High NVT (above ~90–95):Indicates elevated speculative value relative to network usage, often associated with bubble-like conditions.
Moderate NVT:Suggests a balanced relationship between price and underlying transaction activity.
Low NVT:May indicate undervaluation or periods when the market is pricing the asset more conservatively relative to usage.
Bitcoin and Ether
NVT trends for Bitcoin and Ether are shown below. Historically, Bitcoin has exhibited periodic spikes in NVT, often coinciding with overheated markets, followed by corrections. Ether’s NVT has also fluctuated, though interpretation is complicated by its multi-purpose network usage (e.g., DeFi, NFTs, staking). These use cases may drive transaction volume that does not always map cleanly to speculative cycles, meaning Ether’s NVT can behave differently from Bitcoin’s.
Conclusion
The search for “fundamentals” in Bitcoin and Ether is still very much a work in progress. Unlike traditional assets, there is no earnings report or dividend stream to anchor their value, so researchers and investors turn to network metrics as a way of taking the pulse. Active addresses, transaction counts, MVRV, and NVT all highlight important aspects of adoption and sentiment—but none of them tell the full story on their own.

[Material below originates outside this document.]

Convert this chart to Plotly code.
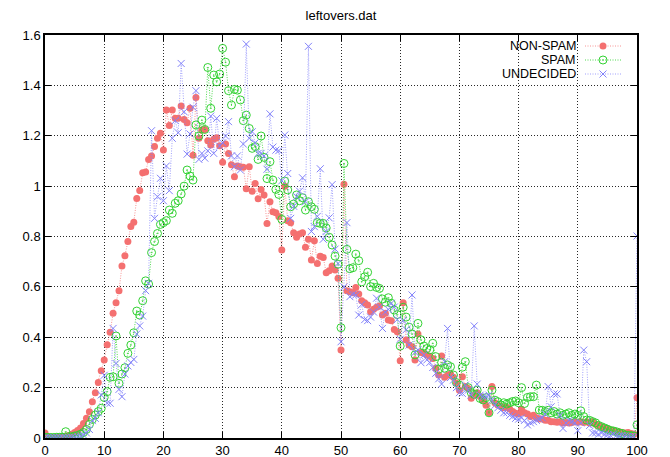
import plotly.graph_objects as go

# x positions (bins of 0.5 from 0 to 100)
x_vals = [i * 0.5 for i in range(201)]

non_spam = [
    0.02, 0.005, 0.003, 0.003, 0.003, 0.004, 0.005, 0.007, 0.010, 0.015, 0.022, 0.030, 0.040, 0.058, 0.078, 0.104, 0.144, 0.180, 0.220, 0.267,
    0.31, 0.37, 0.42, 0.495, 0.537, 0.585, 0.683, 0.724, 0.78, 0.84, 0.857, 0.951, 0.983, 1.053, 1.056, 1.106, 1.12, 1.157, 1.19, 1.21,
    1.143, 1.302, 1.241, 1.302, 1.269, 1.269, 1.318, 1.265, 1.252, 1.309, 1.123, 1.352, 1.19, 1.223, 1.225, 1.18, 1.163, 1.186, 1.192, 1.16,
    1.095, 1.167, 1.13, 1.085, 1.037, 1.08, 1.077, 1.075, 0.99, 1.077, 0.98, 1.01, 0.95, 0.987, 0.965, 0.852, 0.938, 0.898, 0.894, 0.879,
    0.746, 1.0, 0.863, 0.855, 0.815, 0.797, 0.81, 0.815, 0.757, 0.789, 0.707, 0.783, 0.693, 0.722, 0.717, 0.656, 0.664, 0.683, 0.667, 0.634,
    0.349, 1.007, 0.585, 0.581, 0.577, 0.598, 0.572, 0.545, 0.537, 0.528, 0.501, 0.511, 0.519, 0.524, 0.488, 0.495, 0.468, 0.466, 0.431, 0.422,
    0.307, 0.537, 0.389, 0.369, 0.362, 0.31, 0.413, 0.339, 0.336, 0.33, 0.325, 0.316, 0.277, 0.25, 0.326, 0.241, 0.249, 0.254, 0.241, 0.217,
    0.19, 0.243, 0.204, 0.197, 0.158, 0.17, 0.18, 0.165, 0.15, 0.13, 0.1, 0.204, 0.14, 0.131, 0.125, 0.12, 0.122, 0.115, 0.105, 0.098,
    0.095, 0.114, 0.1, 0.095, 0.085, 0.09, 0.08, 0.075, 0.075, 0.07, 0.07, 0.065, 0.065, 0.063, 0.065, 0.06, 0.062, 0.06, 0.062, 0.065,
    0.063, 0.065, 0.062, 0.065, 0.06, 0.065, 0.055, 0.05, 0.045, 0.04, 0.038, 0.033, 0.03, 0.025, 0.025, 0.022, 0.02, 0.022, 0.018, 0.015,
    0.16,
]

spam = [
    0.003, 0.002, 0.002, 0.002, 0.003, 0.003, 0.003, 0.025, 0.005, 0.005, 0.008, 0.010, 0.015, 0.022, 0.034, 0.054, 0.074, 0.091, 0.105, 0.118,
    0.161, 0.184, 0.241, 0.243, 0.405, 0.217, 0.254, 0.279, 0.336, 0.369, 0.418, 0.504, 0.488, 0.545, 0.624, 0.611, 0.736, 0.78, 0.812, 0.848,
    0.855, 0.863, 0.905, 0.892, 0.932, 0.942, 0.969, 1.0, 1.064, 1.04, 1.024, 1.243, 1.199, 1.262, 1.225, 1.471, 1.309, 1.441, 1.414, 1.445,
    1.547, 1.492, 1.379, 1.322, 1.384, 1.381, 1.342, 1.26, 1.282, 1.229, 1.15, 1.157, 1.106, 1.199, 1.114, 1.03, 1.097, 1.024, 0.987, 0.967,
    0.868, 1.02, 0.985, 0.918, 0.929, 0.965, 0.942, 0.954, 0.905, 0.938, 0.918, 0.908, 0.855, 0.852, 0.852, 0.834, 0.797, 0.766, 0.722, 0.69,
    0.438, 1.09, 0.749, 0.672, 0.676, 0.73, 0.704, 0.62, 0.64, 0.658, 0.601, 0.614, 0.598, 0.594, 0.552, 0.539, 0.557, 0.535, 0.508, 0.49,
    0.365, 0.519, 0.48, 0.44, 0.413, 0.33, 0.455, 0.39, 0.365, 0.355, 0.35, 0.376, 0.323, 0.273, 0.3, 0.277, 0.29, 0.283, 0.25, 0.22,
    0.21, 0.281, 0.303, 0.2, 0.18, 0.173, 0.19, 0.157, 0.151, 0.16, 0.1, 0.19, 0.15, 0.144, 0.131, 0.14, 0.135, 0.14, 0.145, 0.147,
    0.14, 0.2, 0.137, 0.161, 0.164, 0.164, 0.21, 0.111, 0.11, 0.105, 0.11, 0.1, 0.105, 0.095, 0.1, 0.09, 0.095, 0.1, 0.09, 0.095,
    0.09, 0.108, 0.085, 0.071, 0.07, 0.065, 0.06, 0.05, 0.045, 0.04, 0.035, 0.03, 0.028, 0.025, 0.02, 0.018, 0.012, 0.01, 0.01, 0.008,
    0.052,
]

undecided = [
    0.0, 0.002, 0.002, 0.002, 0.002, 0.002, 0.002, 0.002, 0.002, 0.003, 0.003, 0.005, 0.008, 0.012, 0.02, 0.034, 0.069, 0.078, 0.1, 0.171,
    0.249, 0.138, 0.138, 0.435, 0.296, 0.193, 0.164, 0.254, 0.286, 0.3, 0.312, 0.413, 0.445, 0.484, 0.585, 0.614, 1.22, 0.872, 0.958, 1.031,
    0.942, 1.08, 0.982, 1.19, 1.26, 1.212, 1.487, 1.295, 1.127, 1.207, 1.313, 1.379, 1.106, 1.13, 1.111, 1.14, 1.278, 1.13, 1.269, 1.159,
    1.172, 1.199, 1.256, 1.12, 1.077, 1.12, 1.064, 1.167, 1.564, 1.19, 1.216, 1.172, 1.13, 1.13, 1.12, 1.067, 1.287, 1.155, 1.143, 1.141,
    1.021, 1.203, 1.05, 0.872, 0.92, 0.958, 0.98, 1.033, 0.938, 1.555, 0.82, 0.839, 0.88, 1.069, 0.789, 0.82, 0.874, 1.006, 0.75, 0.693,
    0.382, 0.6, 0.855, 0.561, 0.57, 0.568, 0.488, 0.53, 0.47, 0.466, 0.48, 0.5, 0.555, 0.52, 0.435, 0.5, 0.51, 0.535, 0.52, 0.47,
    0.392, 0.466, 0.43, 0.369, 0.568, 0.34, 0.35, 0.299, 0.33, 0.31, 0.3, 0.28, 0.257, 0.235, 0.214, 0.303, 0.435, 0.24, 0.23, 0.2,
    0.18, 0.177, 0.21, 0.19, 0.17, 0.445, 0.214, 0.17, 0.165, 0.165, 0.17, 0.15, 0.13, 0.12, 0.11, 0.1, 0.1, 0.09, 0.085, 0.078,
    0.075, 0.08, 0.07, 0.052, 0.06, 0.065, 0.07, 0.075, 0.08, 0.095, 0.204, 0.124, 0.175, 0.175, 0.09, 0.038, 0.06, 0.07, 0.065, 0.06,
    0.029, 0.06, 0.349, 0.303, 0.05, 0.02, 0.02, 0.015, 0.02, 0.015, 0.012, 0.01, 0.015, 0.01, 0.008, 0.01, 0.008, 0.006, 0.005, 0.005,
    0.802,
]

series_names = ["NON-SPAM", "SPAM", "UNDECIDED"]
x_ticks = [0, 10, 20, 30, 40, 50, 60, 70, 80, 90, 100]
y_ticks = [0, 0.2, 0.4, 0.6, 0.8, 1.0, 1.2, 1.4, 1.6]

RED = "rgb(244,112,112)"
GREEN = "rgb(50,210,50)"
BLUE = "rgb(130,130,250)"
RED_L = "rgba(244,112,112,0.75)"
GREEN_L = "rgba(50,210,50,0.85)"
BLUE_L = "rgba(130,130,250,0.75)"
DOT = "1px,1.5px"

styles = [
    dict(line=dict(color=RED_L, width=1, dash=DOT),
         marker=dict(symbol="circle", size=7, color=RED, line=dict(width=0))),
    dict(line=dict(color=GREEN_L, width=1, dash=DOT),
         marker=dict(symbol="circle-open-dot", size=8, color=GREEN, line=dict(width=1, color=GREEN))),
    dict(line=dict(color=BLUE_L, width=1, dash=DOT),
         marker=dict(symbol="x-thin-open", size=7, color=BLUE, line=dict(width=1, color=BLUE))),
]

fig = go.Figure()
for name, ys, st in zip(series_names, [non_spam, spam, undecided], styles):
    fig.add_trace(go.Scatter(x=x_vals, y=ys, mode="lines+markers", name=name,
                             showlegend=False, cliponaxis=True, **st))

# gnuplot-style key: text right-aligned, sample to its right (overlay axis in 0..1)
W, H = 670, 457
L, R, T, B = 45, 33, 35, 19
pw, ph = W - L - R, H - T - B
key_rows_px = [46, 60, 74]
key_line_px = (585, 621)
key_text_px = 577
for name, st, ry in zip(series_names, styles, key_rows_px):
    fy = (H - B - ry) / ph
    fx0 = (key_line_px[0] - L) / pw
    fx1 = (key_line_px[1] - L) / pw
    fxm = (fx0 + fx1) / 2
    fig.add_trace(go.Scatter(x=[fx0, fx1], y=[fy, fy], mode="lines", line=st["line"],
                             xaxis="x2", yaxis="y2", showlegend=False, hoverinfo="skip"))
    fig.add_trace(go.Scatter(x=[fxm], y=[fy], mode="markers", marker=st["marker"],
                             xaxis="x2", yaxis="y2", showlegend=False, hoverinfo="skip"))
    fig.add_annotation(x=(key_text_px - L) / pw, y=fy, xref="x2", yref="y2", text=name,
                       showarrow=False, xanchor="right", yanchor="middle", borderpad=0,
                       font=dict(size=12.5, color="black"))

axis_common = dict(
    showline=True, linecolor="black", linewidth=1.5, mirror="ticks",
    ticks="inside", ticklen=6, tickcolor="black", tickwidth=1,
    showgrid=True, gridcolor="rgb(40,40,40)", griddash="1px,2px", gridwidth=1,
    zeroline=False, tickfont=dict(size=13, color="black"), automargin=False,
)

fig.update_layout(
    width=W, height=H,
    margin=dict(l=L, r=R, t=T, b=B, pad=0, autoexpand=False),
    paper_bgcolor="white", plot_bgcolor="white",
    font=dict(family="Liberation Sans, Arial, sans-serif", size=13, color="black"),
    title=dict(text="leftovers.dat", x=0.5 * (L + W - R) / W, xanchor="center",
               y=1 - 15 / H, yanchor="middle", font=dict(size=13)),
    xaxis=dict(range=[0, 100], tickvals=x_ticks, **axis_common),
    yaxis=dict(range=[0, 1.6], tickvals=y_ticks, **axis_common),
    xaxis2=dict(range=[0, 1], overlaying="x", visible=False, fixedrange=True),
    yaxis2=dict(range=[0, 1], overlaying="y", visible=False, fixedrange=True),
    showlegend=False,
)

fig.write_html("out.html")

What makes this space exciting is how quickly the research is evolving. New approaches are being tested, from on-chain analysis of wallet cohorts (long-term holders vs. short-term traders), to liquidity and order-book depth metrics, to Ethereum-specific indicators such as gas fees, staking flows, and activity across DeFi and NFT ecosystems. There is also growing academic work on “crypto fundamentals” that borrows tools from network theory, behavioral economics, and even ecology to better explain the cycles we observe.
For now, the best way to approach Bitcoin and Ether is to see these metrics not as prediction tools, but as windows into how the networks are being used and how communities around them are behaving. As the industry matures, the hope is that these insights will become more robust, helping us move closer to a true science of crypto fundamentals.